“And the Word became flesh, and dwelt among us, and we saw His glory, glory as of the only begotten from the Father, full of grace and truth.”
December is one of the most cherished times in the Christian calendar. Advent prepares us for Christmas when we celebrate the birth of Jesus 2,000 years ago. This time of year is a celebration of the profound mystery and infinite goodness of God, the fulfillment of a promise made centuries earlier when sin entered the world and created a rift between God and creation.
But how God chooses to mend this rift is not through violence, but through birth; not through indomitable strength and power, but through a baby, born in a manger.

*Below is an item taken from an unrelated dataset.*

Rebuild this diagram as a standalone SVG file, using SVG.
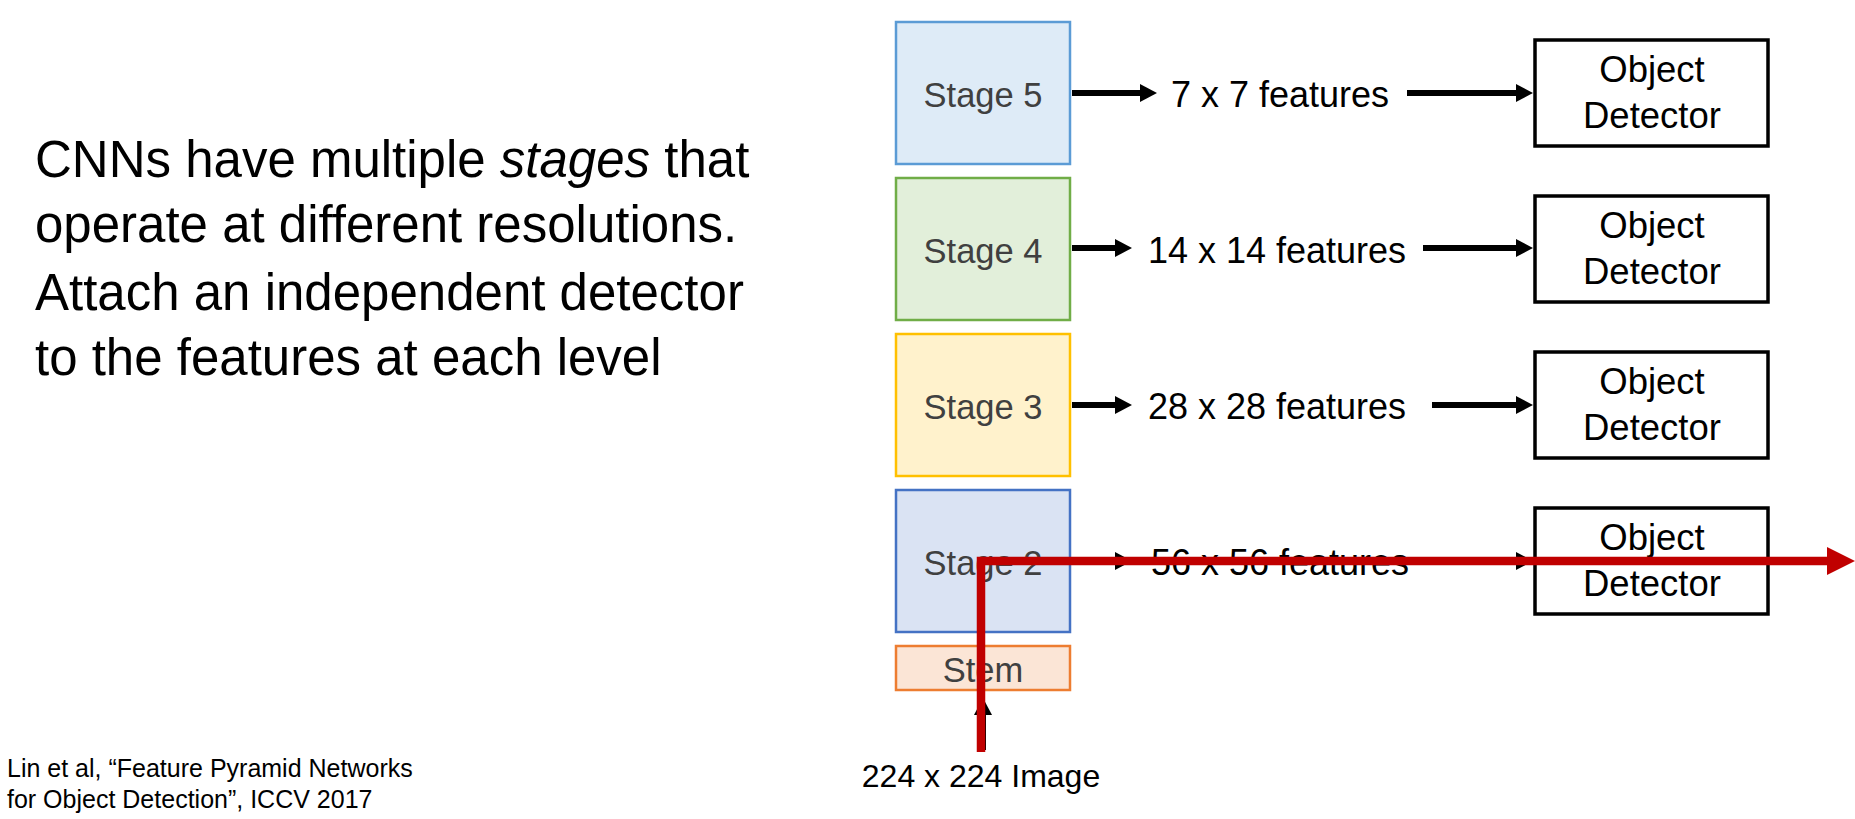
<svg xmlns="http://www.w3.org/2000/svg" width="1855" height="819" viewBox="0 0 1855 819">
<style>
text{font-family:"Liberation Sans",Arial,sans-serif;}
.stage{stroke-width:2.5;}
.slbl{font-size:34.5px;fill:#404040;text-anchor:middle;}
.det rect{fill:#fff;stroke:#000;stroke-width:3.5;}
.dlbl{font-size:36.5px;fill:#000;text-anchor:middle;}
.feat{font-size:36px;fill:#000;text-anchor:middle;}
.body{font-size:51px;fill:#000;}
.cite{font-size:25px;fill:#000;}
.arr{stroke:#000;stroke-width:6;fill:none;marker-end:url(#ah);}
.red{stroke:#C00000;stroke-width:8.5;fill:none;stroke-linejoin:miter;marker-end:url(#rh);}
</style>
<defs>
<marker id="ah" markerUnits="userSpaceOnUse" markerWidth="17" markerHeight="18" refX="2" refY="9" orient="auto"><path d="M0,0 L17,9 L0,18 Z" fill="#000"/></marker>
<marker id="rh" markerUnits="userSpaceOnUse" markerWidth="28" markerHeight="28" refX="2" refY="14" orient="auto"><path d="M0,0 L28,14 L0,28 Z" fill="#C00000"/></marker>
</defs>
<rect width="1855" height="819" fill="#fff"/>
<g id="caption">
<text class="body" x="35" y="177">CNNs have multiple <tspan font-style="italic">stages</tspan> that</text>
<text class="body" x="35" y="242">operate at different resolutions.</text>
<text class="body" x="35" y="310">Attach an independent detector</text>
<text class="body" x="35" y="375">to the features at each level</text>
</g>
<g id="citation">
<text class="cite" x="7" y="777">Lin et al, “Feature Pyramid Networks</text>
<text class="cite" x="7" y="808">for Object Detection”, ICCV 2017</text>
</g>
<g id="stage5"><rect class="stage" x="896" y="22" width="174" height="142" fill="#DEEBF7" stroke="#5B9BD5"/><text class="slbl" x="983" y="107">Stage 5</text></g>
<g id="stage4"><rect class="stage" x="896" y="178" width="174" height="142" fill="#E2EFDA" stroke="#70AD47"/><text class="slbl" x="983" y="263">Stage 4</text></g>
<g id="stage3"><rect class="stage" x="896" y="334" width="174" height="142" fill="#FFF2CC" stroke="#FFC000"/><text class="slbl" x="983" y="419">Stage 3</text></g>
<g id="stage2"><rect class="stage" x="896" y="490" width="174" height="142" fill="#DAE3F3" stroke="#4472C4"/><text class="slbl" x="983" y="575">Stage 2</text></g>
<g id="stem"><rect class="stage" x="896" y="646" width="174" height="44" fill="#FBE5D6" stroke="#ED7D31"/><text class="slbl" x="983" y="682">Stem</text></g>
<g id="image"><text class="feat" style="font-size:32px" x="981" y="787">224 x 224 Image</text></g>
<g id="feat5"><text class="feat" x="1280" y="107">7 x 7 features</text></g>
<g id="feat4"><text class="feat" x="1277" y="263">14 x 14 features</text></g>
<g id="feat3"><text class="feat" x="1277" y="419">28 x 28 features</text></g>
<g id="feat2"><text class="feat" x="1280" y="575">56 x 56 features</text></g>
<g id="det5" class="det"><rect x="1535" y="40" width="233" height="106"/><text class="dlbl" x="1652" y="82">Object</text><text class="dlbl" x="1652" y="128">Detector</text></g>
<g id="det4" class="det"><rect x="1535" y="196" width="233" height="106"/><text class="dlbl" x="1652" y="238">Object</text><text class="dlbl" x="1652" y="284">Detector</text></g>
<g id="det3" class="det"><rect x="1535" y="352" width="233" height="106"/><text class="dlbl" x="1652" y="394">Object</text><text class="dlbl" x="1652" y="440">Detector</text></g>
<g id="det2" class="det"><rect x="1535" y="508" width="233" height="106"/><text class="dlbl" x="1652" y="550">Object</text><text class="dlbl" x="1652" y="596">Detector</text></g>
<g id="connectors">
<line class="arr" x1="1072" y1="93" x2="1142" y2="93"/>
<line class="arr" x1="1072" y1="248" x2="1117" y2="248"/>
<line class="arr" x1="1072" y1="405" x2="1117" y2="405"/>
<line class="arr" x1="1072" y1="561" x2="1117" y2="561"/>
<line class="arr" x1="1407" y1="93" x2="1518" y2="93"/>
<line class="arr" x1="1423" y1="248" x2="1518" y2="248"/>
<line class="arr" x1="1432" y1="405" x2="1518" y2="405"/>
<line class="arr" x1="1425" y1="561" x2="1518" y2="561"/>
<line class="arr" x1="983" y1="750" x2="983" y2="713"/>
<path class="red" d="M981,752 L981,561 L1829,561"/>
</g>
</svg>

The Word became flesh and dwelt among us…
– John 1:14
Theologians call this miracle the Doctrine of Incarnation, and this doctrine sits at the core of our Christian faith. The Divine is not just some unseen presence pulling the strings of humanity, absent to the carnal and lowly needs of humans. The Doctrine of Incarnation says that the second person in the Trinity, Jesus Christ, the Son of God, was born to the Virgin Mary and dwelt among us as a son, brother, and friend. Jesus isn’t a “lesser part” of the Trinity because he bore flesh, he is exalted, now seated at the right hand of God. After his bodily crucifixion he experienced a bodily resurrection, appearing numerous times in physical form and inviting his disciples to reach out and touch the scars in his hands.
So what could this mean for us as we consider our own bodies? Could they really be considered something set apart, blessed, sacred?
In his book Prayer of Heart and Body, Father Thomas Ryan writes,
Where we are and what we are is now the intimate habitat of God. If ever we approached life in this world as a second-rate adventure in the service of another world, the Incarnation demands that we revise that assessment in favor of recognizing the inherent value of our embodied earthly life.
It is not so much that the Word entered the world; it is rather that the Word became flesh. In the Incarnation, Jesus in his flesh took the world as part of himself… Since God is identified with and discovered within this bodiliness, this fleshiness, this materiality, this sensuality, we have no right to dismiss the world as some second-rate practice field for the real life in heaven. The Incarnation states that there is no practice and nothing is second-rate. Life in this world is the life of God.
For many of us, this idea of our bodies as a sacred space can trigger an array of feelings. Our bodies are not only a place we feel pleasure but also pain. As famed trauma expert Bessel van der Kolk would say, “our bodies keep the score.” Trauma, abuse, and neglect have left their mark on each one of us and our bodies not only bear the scars but also carry the blame. Our preferred way of coping with this kind of stress is to disassociate ourselves from our bodies – to ignore it, condemn it, obsessively control it, or dismiss it.
Surely this body is not holy ground? Surely there’s nothing sacred about it?
And yet, this human body is what Jesus chose to inhabit for 33 years. Clothed in flesh and bone, Jesus laughed, wept, journeyed, worshipped, celebrated, and mourned. Clothed in flesh and bone he fixed his heart on God and brought glory to the Father by his embodied obedience.
Father Ryan goes on to write,
We have not been burdened with this world and this flesh in order that we might weasel our way out. Rather, we have been gifted with this world and these bodies because this is where God dwells…It is in these bodies that we work out our salvation. This corporeal nature is the place that God chose to call ‘home.’
Unlike the way of the world, we do not worship our bodies nor do we denigrate them and cast them aside. The way of God is the narrow way, the beloved appreciation of these vessels that God has given us to know and be known by Him here and now.
So how then can we see our bodies through the eyes of God?
How can we be stirred to steward our bodies well?
And how can we live knowing that intimacy with God is not something to be discovered out there but cultivated right here?
As we celebrate the profound mystery of “the Word becoming flesh and dwelling among us,” may we consider afresh these bodies we have been given for in them we are able to draw near to God, be healed by Love, be quieted by Peace, be enlivened by Joy, and be nurtured by Faithfulness.